This is what people said about Pull when it came out:
Scott Brinker, Chief Marketing Technologist: “I love it. This is exactly what’s needed to bring the conversation about the semantic web to a higher level that marketers and business stakeholders can appreciate.”
Dave McComb, Semantic Arts: “This is a great book for getting a wider audience involved in the Semantic Web. It is very readable and compelling. It’s not technical.

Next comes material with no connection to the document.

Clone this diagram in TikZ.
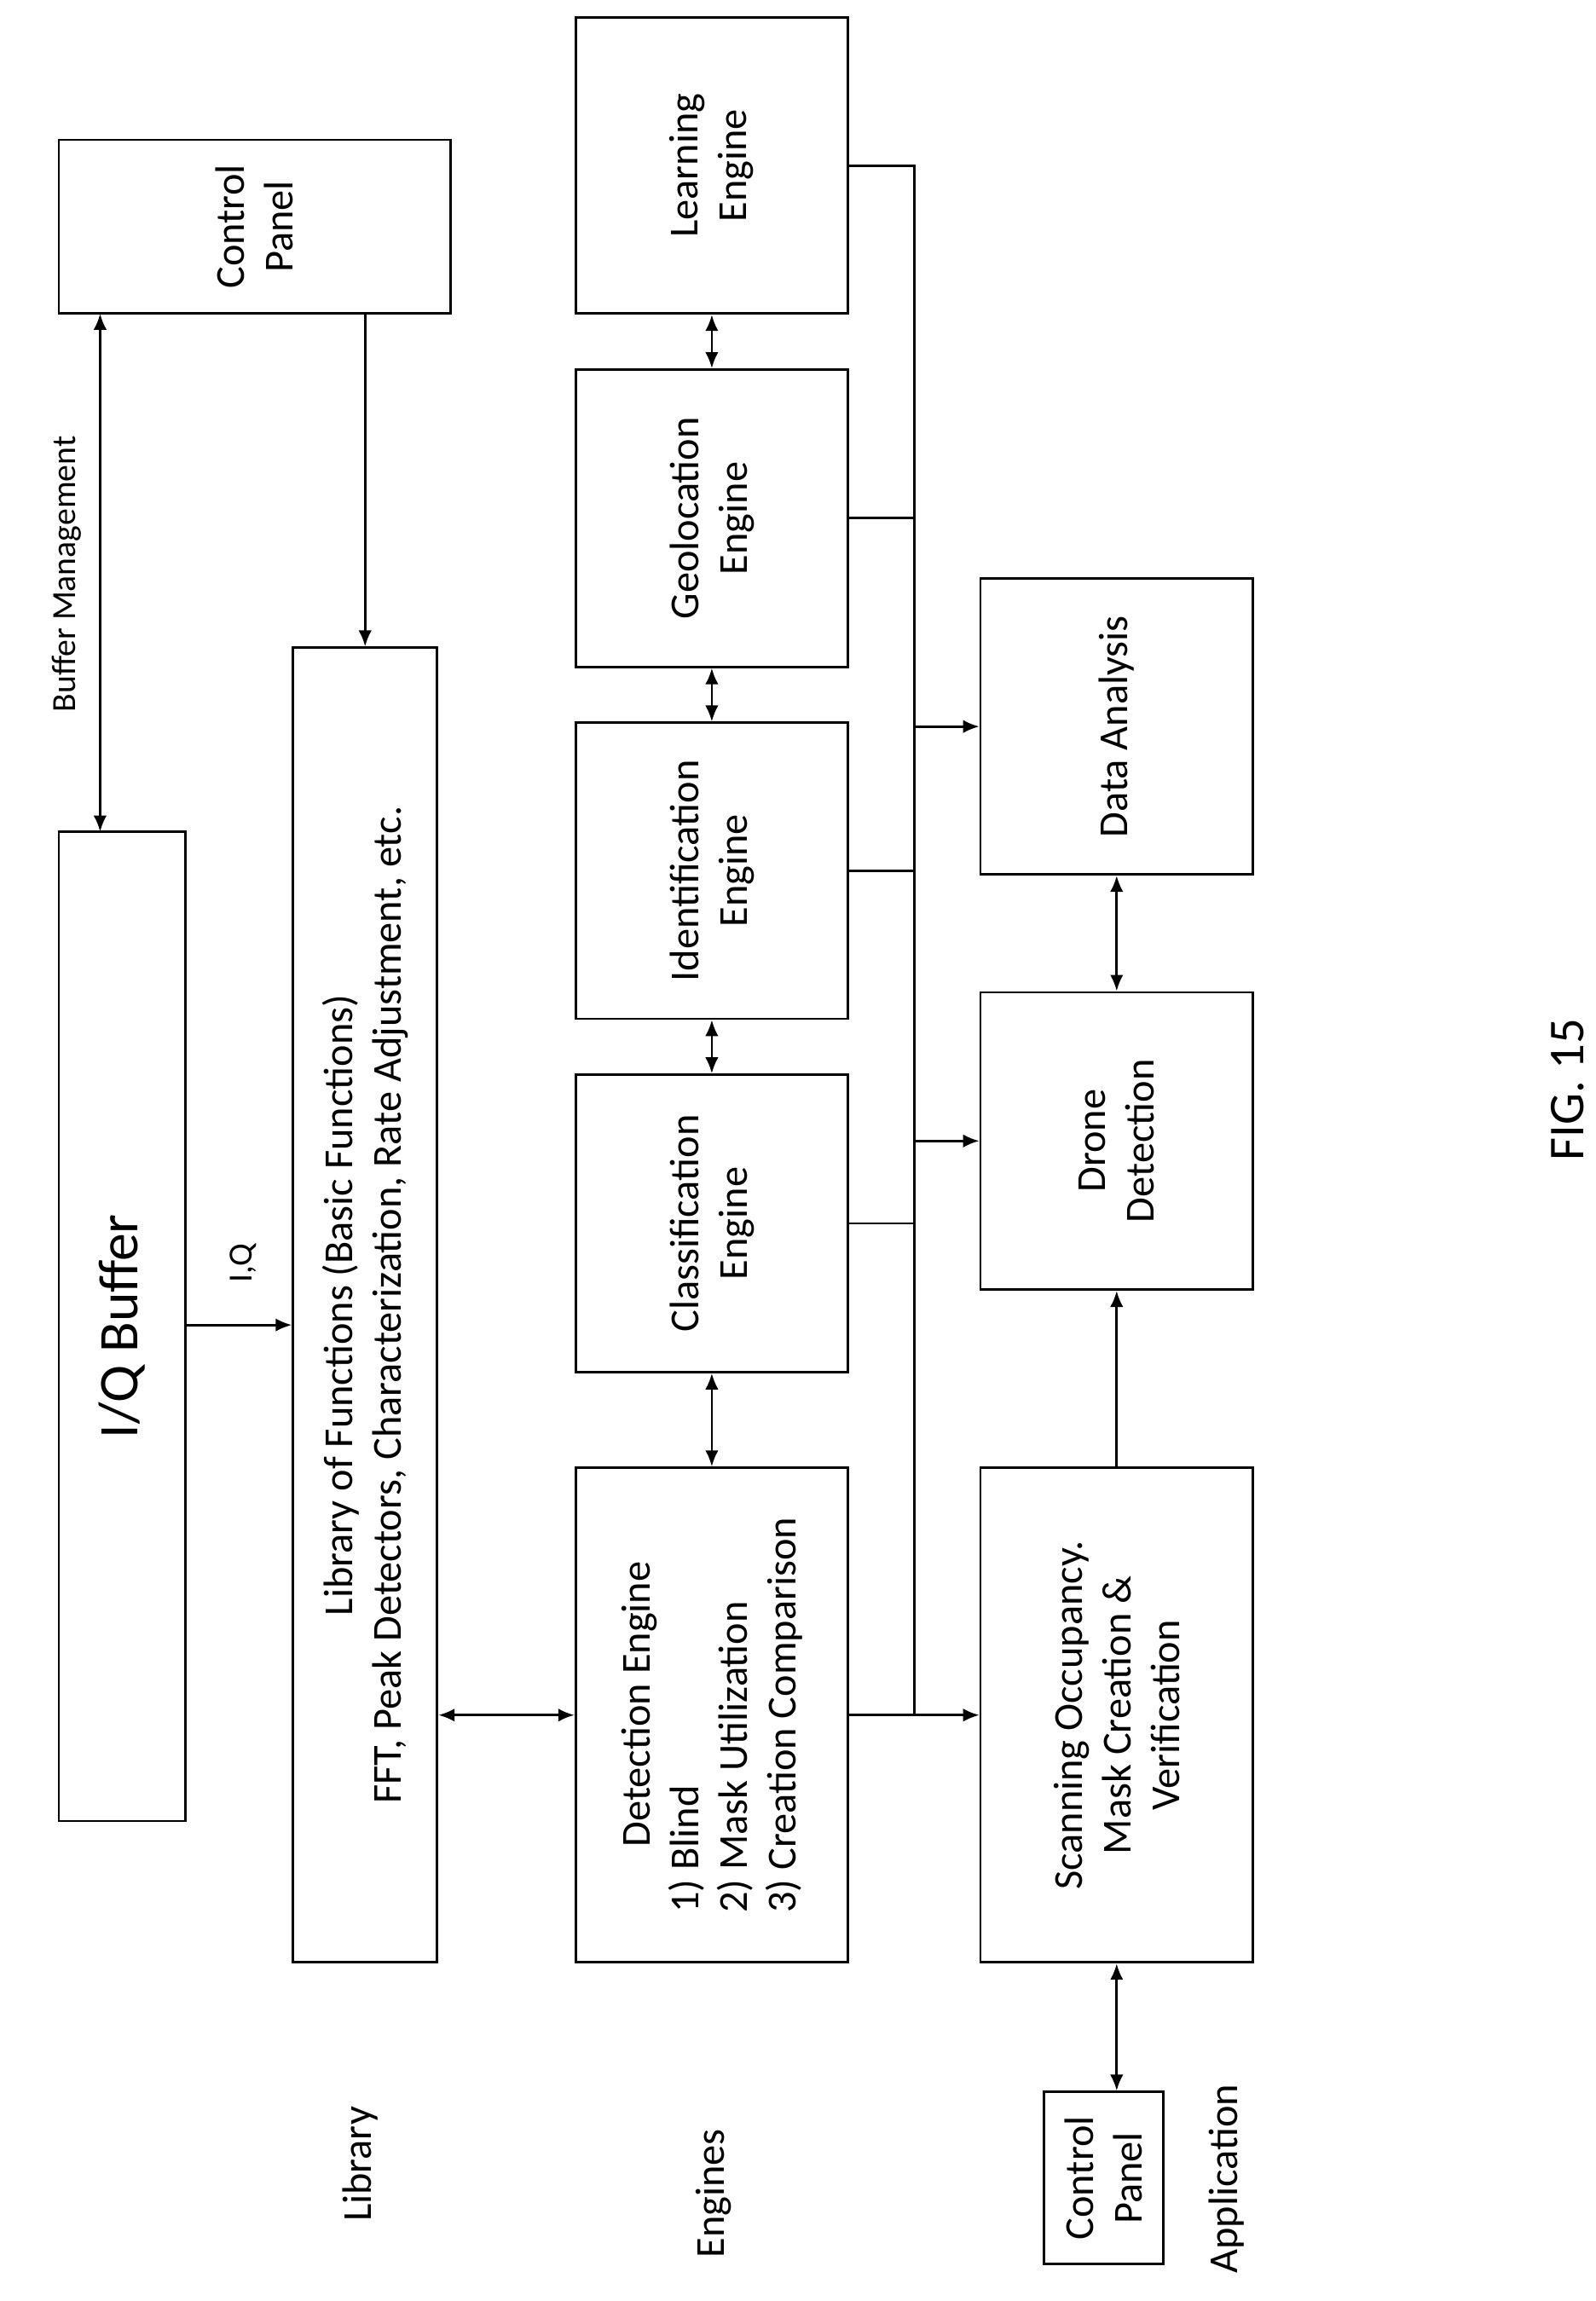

It doesn’t say how this technology is going to work, it describes what the impact is going to be.”
Georganna Hancock: “In Pull: The Power of the Semantic Web to Transform Your Business, Siegel explains in very approachable terms how businesses like the book industry are struggling to not only shift paradigms but transform themselves into more efficient and effective business models.”
From the December, 2009 Harvard Business Review: “To Siegel, the semantic web is a vision of the web as it should be, with users extracting information from vast databases, controlling all data about themselves, and being very selective about the marketing messages they draw into their electronic spaces.”
From Booklist: “Siegel envisions the future of “smart computing” which will unfold over the next 10 years, where your data “follows you around” and is accessible from anywhere through the Web, predicting that hardware and operating systems will become obsolete as the Web itself becomes the computer.” … “Some of the trends that Siegel portends have a bit of a “future shock” quality to them, but he seems to want to shrug off the anxieties and focus instead on the possibilities.”
From Publisher’s Weekly: “According to Siegel (Futurize Your Enterprise), the semantic web, a more standardized version of today’s Web where our data will be so precisely parsed as to make logical conclusions possible, will enable our online information to be stored in a personal online locker from birth, keeping all vital information such as addresses automatically updated and vastly streamlining how we do business. He posits that the semantic web will morph our current “push” oriented strategy, in which providers push products and services, to an individually customized economy.”
John Doerr, KPCB: “A seminal work on the semantic web and what it means for business.”
Vinod Khosla: “There are at least ten killer business ideas in here.”
Jay Walker, Priceline: “David Siegel lays out in simple terms the architecture of a revolution that will change all businesses. I recommend it for managers and entrepreneurs who want to get ahead of the next wave.”
Dan Farber, cnet: “Most companies are not prepared for the Semantic Web. Siegel offers
visionary yet practical advice for understanding what it is and how to
build a business case going forward. It’s time for managers to learns
what’s coming and how to respond. Leave this book on the shelf at your
own peril.”
Joe Britt, Microsoft: “This stuff is disruptive. It reminds me of The Road Ahead back in 1995 – a set of useful predictions for what’s coming, and it’s already well under way.”